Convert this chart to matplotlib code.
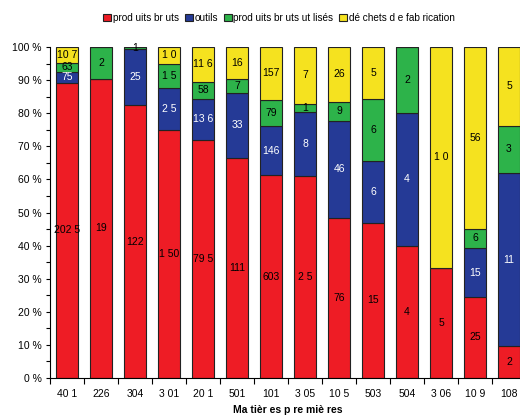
import matplotlib
matplotlib.use("Agg")
import matplotlib.pyplot as plt
import numpy as np
from matplotlib.ticker import MultipleLocator, FuncFormatter

plt.rcParams["font.family"] = ["Liberation Sans", "DejaVu Sans"]

categories = ["40 1", "226", "304", "3 01", "20 1", "501", "101", "3 05",
              "10 5", "503", "504", "3 06", "10 9", "108"]
series_names = ["prod uits br uts", "outils", "prod uits br uts ut lisés",
                "dé chets d e fab rication"]
produits_bruts = [2025, 19, 122, 150, 795, 111, 603, 25, 76, 15, 4, 5, 25, 2]
outils = [75, 0, 25, 25, 136, 33, 146, 8, 46, 6, 4, 0, 15, 11]
produits_utilises = [63, 2, 1, 15, 58, 7, 79, 1, 9, 6, 2, 0, 6, 3]
dechets = [107, 0, 0, 10, 116, 16, 157, 7, 26, 5, 0, 10, 56, 5]

labels_pb = ["202 5", "19", "122", "1 50", "79 5", "111", "603", "2 5", "76",
             "15", "4", "5", "25", "2"]
labels_out = ["75", "", "25", "2 5", "13 6", "33", "146", "8", "46", "6", "4",
              "", "15", "11"]
labels_pu = ["63", "2", "1", "1 5", "58", "7", "79", "1", "9", "6", "2", "",
             "6", "3"]
labels_dec = ["10 7", "", "", "1 0", "11 6", "16", "157", "7", "26", "5", "",
              "1 0", "56", "5"]

colors = ["#EE1C25", "#253A96", "#2DB34A", "#F5E21F"]
text_colors = ["black", "white", "black", "black"]

data = np.array([produits_bruts, outils, produits_utilises, dechets], dtype=float)
labels = [labels_pb, labels_out, labels_pu, labels_dec]
totals = data.sum(axis=0)
pct = data / totals * 100

FS = 7.5
W, H = 520, 418
fig = plt.figure(figsize=(W / 100, H / 100), dpi=100)
ax = fig.add_axes([50 / W, 40 / H, 476 / W, 331 / H])

x = np.arange(len(categories))
bottom = np.zeros(len(categories))
handles = []
for i in range(4):
    b = ax.bar(x, pct[i], bottom=bottom, width=0.67, color=colors[i],
               edgecolor="#222222", linewidth=0.8, label=series_names[i])
    handles.append(b)
    for j in range(len(categories)):
        if pct[i][j] > 0 and labels[i][j]:
            ax.text(x[j], bottom[j] + pct[i][j] / 2, labels[i][j],
                    ha="center", va="center", fontsize=FS,
                    color=text_colors[i])
    bottom += pct[i]

ax.set_xlim(-0.5, len(categories) - 0.5)
ax.set_ylim(0, 100)
ax.spines["top"].set_visible(False)
ax.spines["right"].set_visible(False)
ax.spines["left"].set_linewidth(0.8)
ax.spines["bottom"].set_linewidth(0.8)

ax.yaxis.set_major_locator(MultipleLocator(10))
ax.yaxis.set_minor_locator(MultipleLocator(5))
ax.yaxis.set_major_formatter(FuncFormatter(lambda v, p: f"{int(round(v))} %"))
ax.tick_params(axis="y", which="both", length=3, width=0.8, labelsize=FS,
               pad=3)

ax.set_xticks(np.arange(len(categories) + 1) - 0.5)
ax.set_xticklabels([])
ax.set_xticks(x, minor=True)
ax.set_xticklabels(categories, minor=True, fontsize=FS)
ax.tick_params(axis="x", which="major", length=4, width=0.8, direction="out")
ax.tick_params(axis="x", which="minor", length=0, pad=8)

fig.text(288 / W, 1 - 410 / H, "Ma tièr es p re miè res", ha="center",
         va="center", fontsize=FS, fontweight="bold")

fig.legend(handles=handles, labels=series_names, loc="center",
           bbox_to_anchor=(279 / W, 1 - 18 / H), ncol=4, frameon=False,
           fontsize=7.2, handlelength=0.8, handleheight=0.8,
           handletextpad=0.15, columnspacing=0.6, borderaxespad=0)

fig.savefig("out.png", dpi=100)
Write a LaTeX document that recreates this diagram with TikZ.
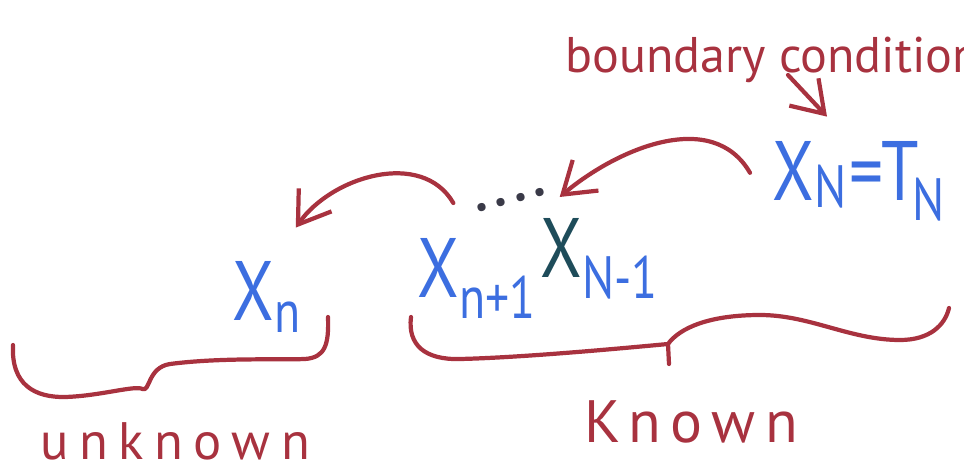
======
JOB -
Pictures stay out of the copy; please restate every record above exactly.

SOLUTION TO THIS TASK -
Convert this chart to matplotlib code.
import matplotlib
matplotlib.use("Agg")
import matplotlib.pyplot as plt
import numpy as np
from matplotlib.ticker import MultipleLocator, FuncFormatter

plt.rcParams["font.family"] = ["Liberation Sans", "DejaVu Sans"]

categories = ["40 1", "226", "304", "3 01", "20 1", "501", "101", "3 05",
              "10 5", "503", "504", "3 06", "10 9", "108"]
series_names = ["prod uits br uts", "outils", "prod uits br uts ut lisés",
                "dé chets d e fab rication"]
produits_bruts = [2025, 19, 122, 150, 795, 111, 603, 25, 76, 15, 4, 5, 25, 2]
outils = [75, 0, 25, 25, 136, 33, 146, 8, 46, 6, 4, 0, 15, 11]
produits_utilises = [63, 2, 1, 15, 58, 7, 79, 1, 9, 6, 2, 0, 6, 3]
dechets = [107, 0, 0, 10, 116, 16, 157, 7, 26, 5, 0, 10, 56, 5]

labels_pb = ["202 5", "19", "122", "1 50", "79 5", "111", "603", "2 5", "76",
             "15", "4", "5", "25", "2"]
labels_out = ["75", "", "25", "2 5", "13 6", "33", "146", "8", "46", "6", "4",
              "", "15", "11"]
labels_pu = ["63", "2", "1", "1 5", "58", "7", "79", "1", "9", "6", "2", "",
             "6", "3"]
labels_dec = ["10 7", "", "", "1 0", "11 6", "16", "157", "7", "26", "5", "",
              "1 0", "56", "5"]

colors = ["#EE1C25", "#253A96", "#2DB34A", "#F5E21F"]
text_colors = ["black", "white", "black", "black"]

data = np.array([produits_bruts, outils, produits_utilises, dechets], dtype=float)
labels = [labels_pb, labels_out, labels_pu, labels_dec]
totals = data.sum(axis=0)
pct = data / totals * 100

FS = 7.5
W, H = 520, 418
fig = plt.figure(figsize=(W / 100, H / 100), dpi=100)
ax = fig.add_axes([50 / W, 40 / H, 476 / W, 331 / H])

x = np.arange(len(categories))
bottom = np.zeros(len(categories))
handles = []
for i in range(4):
    b = ax.bar(x, pct[i], bottom=bottom, width=0.67, color=colors[i],
               edgecolor="#222222", linewidth=0.8, label=series_names[i])
    handles.append(b)
    for j in range(len(categories)):
        if pct[i][j] > 0 and labels[i][j]:
            ax.text(x[j], bottom[j] + pct[i][j] / 2, labels[i][j],
                    ha="center", va="center", fontsize=FS,
                    color=text_colors[i])
    bottom += pct[i]

ax.set_xlim(-0.5, len(categories) - 0.5)
ax.set_ylim(0, 100)
ax.spines["top"].set_visible(False)
ax.spines["right"].set_visible(False)
ax.spines["left"].set_linewidth(0.8)
ax.spines["bottom"].set_linewidth(0.8)

ax.yaxis.set_major_locator(MultipleLocator(10))
ax.yaxis.set_minor_locator(MultipleLocator(5))
ax.yaxis.set_major_formatter(FuncFormatter(lambda v, p: f"{int(round(v))} %"))
ax.tick_params(axis="y", which="both", length=3, width=0.8, labelsize=FS,
               pad=3)

ax.set_xticks(np.arange(len(categories) + 1) - 0.5)
ax.set_xticklabels([])
ax.set_xticks(x, minor=True)
ax.set_xticklabels(categories, minor=True, fontsize=FS)
ax.tick_params(axis="x", which="major", length=4, width=0.8, direction="out")
ax.tick_params(axis="x", which="minor", length=0, pad=8)

fig.text(288 / W, 1 - 410 / H, "Ma tièr es p re miè res", ha="center",
         va="center", fontsize=FS, fontweight="bold")

fig.legend(handles=handles, labels=series_names, loc="center",
           bbox_to_anchor=(279 / W, 1 - 18 / H), ncol=4, frameon=False,
           fontsize=7.2, handlelength=0.8, handleheight=0.8,
           handletextpad=0.15, columnspacing=0.6, borderaxespad=0)

fig.savefig("out.png", dpi=100)
Write a LaTeX document that recreates this diagram with TikZ.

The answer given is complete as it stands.